Как же я устала от всех этих интриг и многоходовок.
— Всегда можно стать вдовой, — улыбнулся, а в глазах блеснуло сталью.
— Ты шутишь? — ошеломленно переспросила.
— Конечно, — неискренне рассмеялся.
Я ему не верила. Наверное, нужно объяснить на более понятном языке.
— Артур, я не выйду за тебя никогда, а если с моим мужем что-то случится, я тебя убью. Будешь всю жизнь ходить и оглядываться.
Он смотрел на меня примерно минуту: остро, внимательно, до сердца пытался добраться.
— Любишь его, — вынес вердикт. — Все-таки любишь.
— Не в этом дело, — возразила я.
— В этом, именно в этом, Яри, — Артур поднялся. — Больше не побеспокою. Совет, как говорится, да любовь.
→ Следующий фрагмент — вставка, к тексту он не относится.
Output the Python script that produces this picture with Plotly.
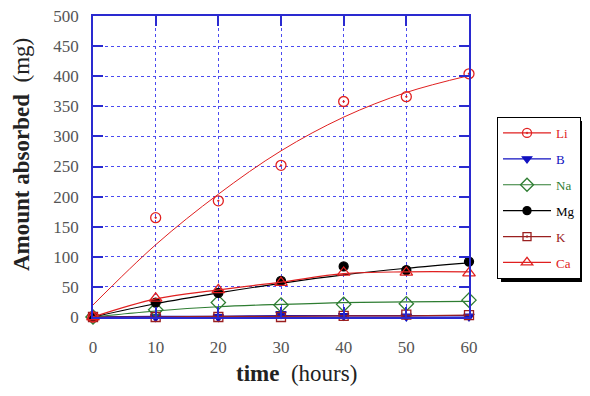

Я тоже хотела уйти, только официанту махнула, чтобы рассчитал, но за столик вернулась мама. Теперь мне понятно, откуда неожиданное желание встретиться и эти душевные разговоры. Артур приказал. Только мать, как всегда, пешка в руках сильных мира сего. Никто ее не посвящал в тайны Мадридского двора. Вероятно, для нее самая большая ценность — дорогой старшей дочери добыть желанного мужчину. Плевать, что он женат на младшей и равнодушен к ее первенцу. Главное, дитятко задобрить.
— Мама, а ты вообще меня любишь? — наверное, нужно было давно задать этот вопрос.